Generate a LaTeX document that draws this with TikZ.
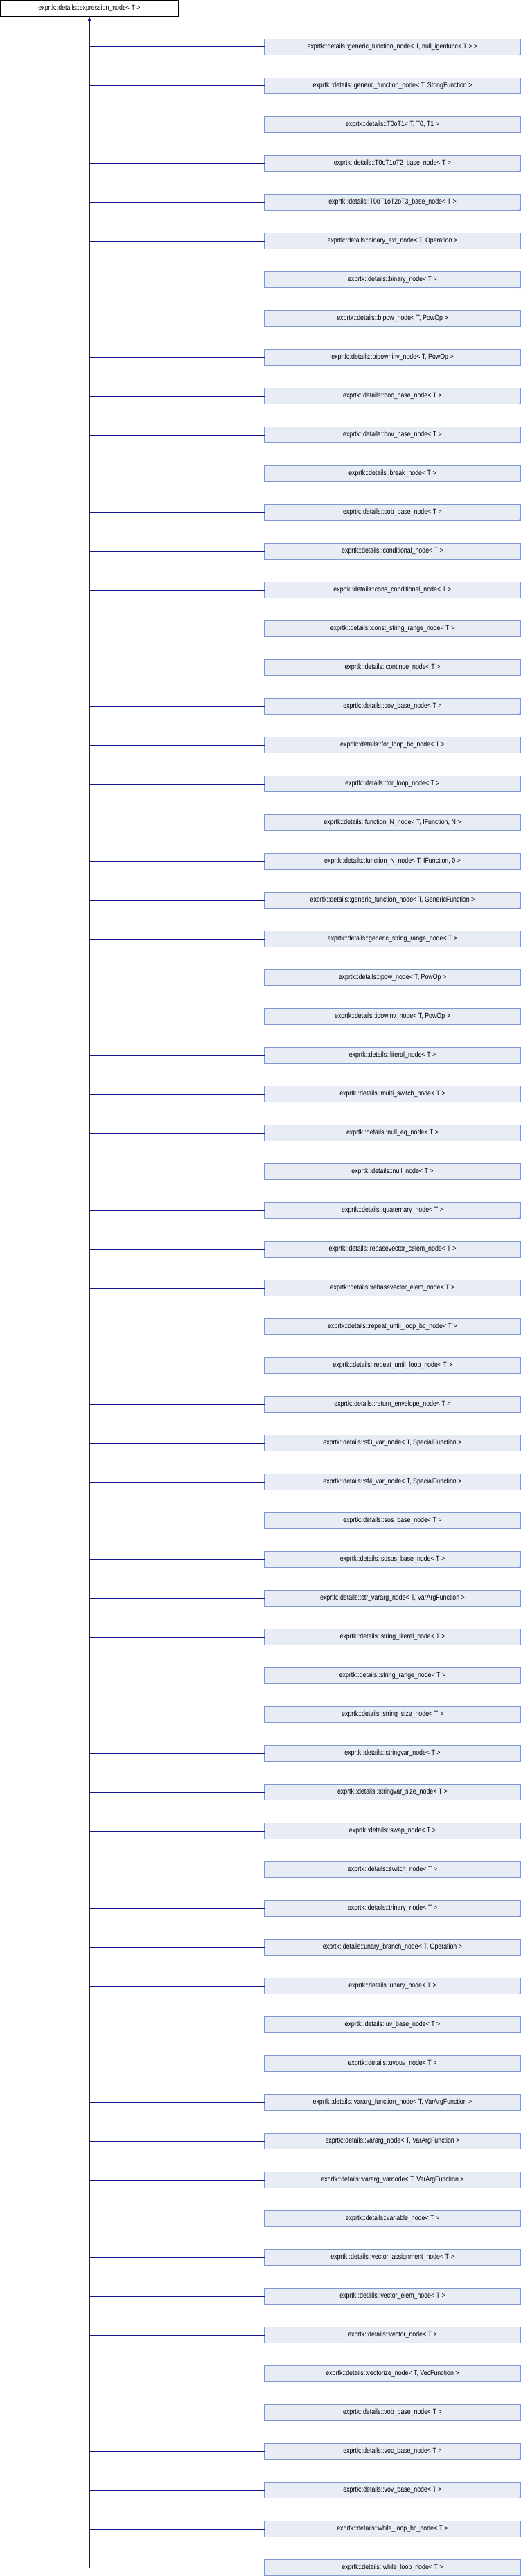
\documentclass[tikz,border=0pt]{standalone}
\usepackage{fontspec}
\setmainfont{Liberation Sans}[FakeStretch=0.84]
\usetikzlibrary{arrows.meta}
\definecolor{clsfill}{RGB}{232,236,245}
\definecolor{clsborder}{RGB}{128,150,204}
\definecolor{linkblue}{RGB}{20,20,140}
\begin{document}
\begin{tikzpicture}[x=1pt,y=-1pt,line cap=rect,
    basebox/.style={draw=black,fill=white,line width=1pt,minimum width=257pt,minimum height=23pt,inner sep=0pt,font=\fontsize{10.5}{12}\selectfont},
    clsbox/.style={draw=clsborder,fill=clsfill,line width=1pt,minimum width=370pt,minimum height=23pt,inner sep=0pt,font=\fontsize{10.5}{12}\selectfont},
    link/.style={draw=linkblue,line width=1pt}]
  \useasboundingbox (0,0) rectangle (752,3720);
  \node[basebox] (expr) at (129,12) {exprtk::details::expression\_node< T >};
  \foreach \lab/\more [count=\i] in {
      {generic\_function\_node< T, null\_igenfunc< T > >}/1,
      {generic\_function\_node< T, StringFunction >}/1,
      {T0oT1< T, T0, T1 >}/1,
      {T0oT1oT2\_base\_node< T >}/1,
      {T0oT1oT2oT3\_base\_node< T >}/1,
      {binary\_ext\_node< T, Operation >}/0,
      {binary\_node< T >}/1,
      {bipow\_node< T, PowOp >}/0,
      {bipowninv\_node< T, PowOp >}/0,
      {boc\_base\_node< T >}/1,
      {bov\_base\_node< T >}/1,
      {break\_node< T >}/0,
      {cob\_base\_node< T >}/1,
      {conditional\_node< T >}/0,
      {cons\_conditional\_node< T >}/0,
      {const\_string\_range\_node< T >}/0,
      {continue\_node< T >}/0,
      {cov\_base\_node< T >}/1,
      {for\_loop\_bc\_node< T >}/0,
      {for\_loop\_node< T >}/0,
      {function\_N\_node< T, IFunction, N >}/0,
      {function\_N\_node< T, IFunction, 0 >}/0,
      {generic\_function\_node< T, GenericFunction >}/1,
      {generic\_string\_range\_node< T >}/0,
      {ipow\_node< T, PowOp >}/0,
      {ipowinv\_node< T, PowOp >}/0,
      {literal\_node< T >}/0,
      {multi\_switch\_node< T >}/0,
      {null\_eq\_node< T >}/0,
      {null\_node< T >}/0,
      {quaternary\_node< T >}/1,
      {rebasevector\_celem\_node< T >}/0,
      {rebasevector\_elem\_node< T >}/0,
      {repeat\_until\_loop\_bc\_node< T >}/0,
      {repeat\_until\_loop\_node< T >}/0,
      {return\_envelope\_node< T >}/0,
      {sf3\_var\_node< T, SpecialFunction >}/0,
      {sf4\_var\_node< T, SpecialFunction >}/0,
      {sos\_base\_node< T >}/1,
      {sosos\_base\_node< T >}/1,
      {str\_vararg\_node< T, VarArgFunction >}/0,
      {string\_literal\_node< T >}/0,
      {string\_range\_node< T >}/0,
      {string\_size\_node< T >}/0,
      {stringvar\_node< T >}/0,
      {stringvar\_size\_node< T >}/0,
      {swap\_node< T >}/0,
      {switch\_node< T >}/1,
      {trinary\_node< T >}/1,
      {unary\_branch\_node< T, Operation >}/0,
      {unary\_node< T >}/1,
      {uv\_base\_node< T >}/1,
      {uvouv\_node< T >}/0,
      {vararg\_function\_node< T, VarArgFunction >}/0,
      {vararg\_node< T, VarArgFunction >}/0,
      {vararg\_varnode< T, VarArgFunction >}/0,
      {variable\_node< T >}/0,
      {vector\_assignment\_node< T >}/0,
      {vector\_elem\_node< T >}/0,
      {vector\_node< T >}/0,
      {vectorize\_node< T, VecFunction >}/0,
      {vob\_base\_node< T >}/1,
      {voc\_base\_node< T >}/1,
      {vov\_base\_node< T >}/1,
      {while\_loop\_bc\_node< T >}/0,
      {while\_loop\_node< T >}/0}{
    \node[clsbox] (c\i) at (566.5,{68+56*(\i-1)}) {exprtk::details::\lab};
    \ifnum\more=1 \fill[clsborder] (c\i.south east) -- ++(-4,0) -- ++(4,-4) -- cycle; \fi
    \draw[link] (c\i.west) -- (c\i.west -| expr.south);
  }
  % trunk up to the base class
  \coordinate (trunkend) at (c66.west -| expr.south);
  \draw[link,-{Triangle[length=6pt,width=4pt]}] (trunkend) -- (expr.south);
\end{tikzpicture}
\end{document}
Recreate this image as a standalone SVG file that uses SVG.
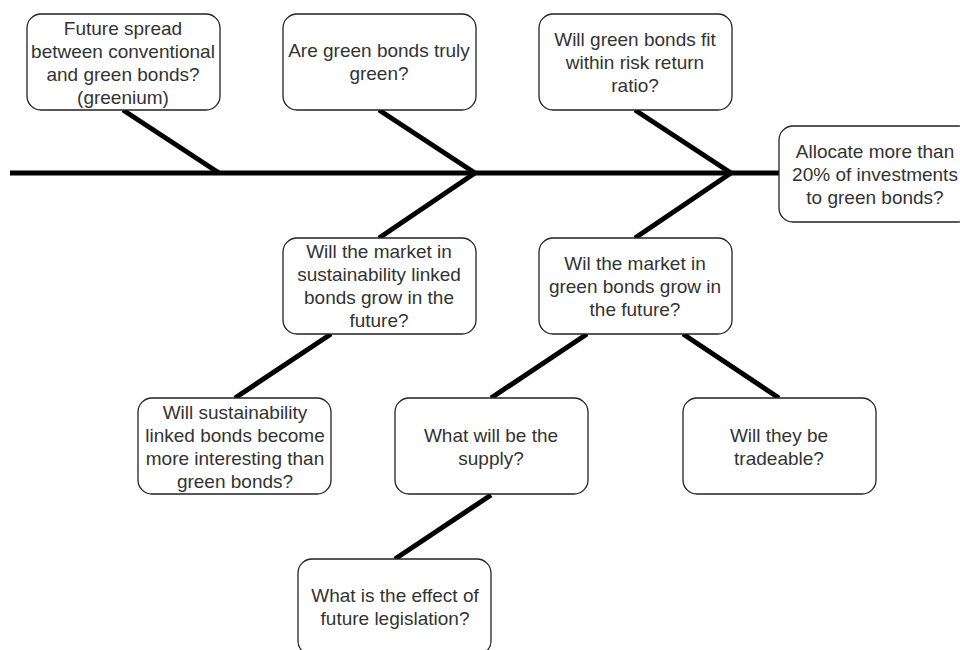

_Objective_.
Each entry should be repeated exactly as it appears; the pictures stay out.

_Written solution_.
Generate a LaTeX document that draws this with TikZ.
\documentclass[tikz,border=0pt]{standalone}
\usepackage{fontspec}
\setmainfont{Liberation Sans}[FakeStretch=0.84]
\usetikzlibrary{arrows.meta}
\definecolor{clsfill}{RGB}{232,236,245}
\definecolor{clsborder}{RGB}{128,150,204}
\definecolor{linkblue}{RGB}{20,20,140}
\begin{document}
\begin{tikzpicture}[x=1pt,y=-1pt,line cap=rect,
    basebox/.style={draw=black,fill=white,line width=1pt,minimum width=257pt,minimum height=23pt,inner sep=0pt,font=\fontsize{10.5}{12}\selectfont},
    clsbox/.style={draw=clsborder,fill=clsfill,line width=1pt,minimum width=370pt,minimum height=23pt,inner sep=0pt,font=\fontsize{10.5}{12}\selectfont},
    link/.style={draw=linkblue,line width=1pt}]
  \useasboundingbox (0,0) rectangle (752,3720);
  \node[basebox] (expr) at (129,12) {exprtk::details::expression\_node< T >};
  \foreach \lab/\more [count=\i] in {
      {generic\_function\_node< T, null\_igenfunc< T > >}/1,
      {generic\_function\_node< T, StringFunction >}/1,
      {T0oT1< T, T0, T1 >}/1,
      {T0oT1oT2\_base\_node< T >}/1,
      {T0oT1oT2oT3\_base\_node< T >}/1,
      {binary\_ext\_node< T, Operation >}/0,
      {binary\_node< T >}/1,
      {bipow\_node< T, PowOp >}/0,
      {bipowninv\_node< T, PowOp >}/0,
      {boc\_base\_node< T >}/1,
      {bov\_base\_node< T >}/1,
      {break\_node< T >}/0,
      {cob\_base\_node< T >}/1,
      {conditional\_node< T >}/0,
      {cons\_conditional\_node< T >}/0,
      {const\_string\_range\_node< T >}/0,
      {continue\_node< T >}/0,
      {cov\_base\_node< T >}/1,
      {for\_loop\_bc\_node< T >}/0,
      {for\_loop\_node< T >}/0,
      {function\_N\_node< T, IFunction, N >}/0,
      {function\_N\_node< T, IFunction, 0 >}/0,
      {generic\_function\_node< T, GenericFunction >}/1,
      {generic\_string\_range\_node< T >}/0,
      {ipow\_node< T, PowOp >}/0,
      {ipowinv\_node< T, PowOp >}/0,
      {literal\_node< T >}/0,
      {multi\_switch\_node< T >}/0,
      {null\_eq\_node< T >}/0,
      {null\_node< T >}/0,
      {quaternary\_node< T >}/1,
      {rebasevector\_celem\_node< T >}/0,
      {rebasevector\_elem\_node< T >}/0,
      {repeat\_until\_loop\_bc\_node< T >}/0,
      {repeat\_until\_loop\_node< T >}/0,
      {return\_envelope\_node< T >}/0,
      {sf3\_var\_node< T, SpecialFunction >}/0,
      {sf4\_var\_node< T, SpecialFunction >}/0,
      {sos\_base\_node< T >}/1,
      {sosos\_base\_node< T >}/1,
      {str\_vararg\_node< T, VarArgFunction >}/0,
      {string\_literal\_node< T >}/0,
      {string\_range\_node< T >}/0,
      {string\_size\_node< T >}/0,
      {stringvar\_node< T >}/0,
      {stringvar\_size\_node< T >}/0,
      {swap\_node< T >}/0,
      {switch\_node< T >}/1,
      {trinary\_node< T >}/1,
      {unary\_branch\_node< T, Operation >}/0,
      {unary\_node< T >}/1,
      {uv\_base\_node< T >}/1,
      {uvouv\_node< T >}/0,
      {vararg\_function\_node< T, VarArgFunction >}/0,
      {vararg\_node< T, VarArgFunction >}/0,
      {vararg\_varnode< T, VarArgFunction >}/0,
      {variable\_node< T >}/0,
      {vector\_assignment\_node< T >}/0,
      {vector\_elem\_node< T >}/0,
      {vector\_node< T >}/0,
      {vectorize\_node< T, VecFunction >}/0,
      {vob\_base\_node< T >}/1,
      {voc\_base\_node< T >}/1,
      {vov\_base\_node< T >}/1,
      {while\_loop\_bc\_node< T >}/0,
      {while\_loop\_node< T >}/0}{
    \node[clsbox] (c\i) at (566.5,{68+56*(\i-1)}) {exprtk::details::\lab};
    \ifnum\more=1 \fill[clsborder] (c\i.south east) -- ++(-4,0) -- ++(4,-4) -- cycle; \fi
    \draw[link] (c\i.west) -- (c\i.west -| expr.south);
  }
  % trunk up to the base class
  \coordinate (trunkend) at (c66.west -| expr.south);
  \draw[link,-{Triangle[length=6pt,width=4pt]}] (trunkend) -- (expr.south);
\end{tikzpicture}
\end{document}
Recreate this image as a standalone SVG file that uses SVG.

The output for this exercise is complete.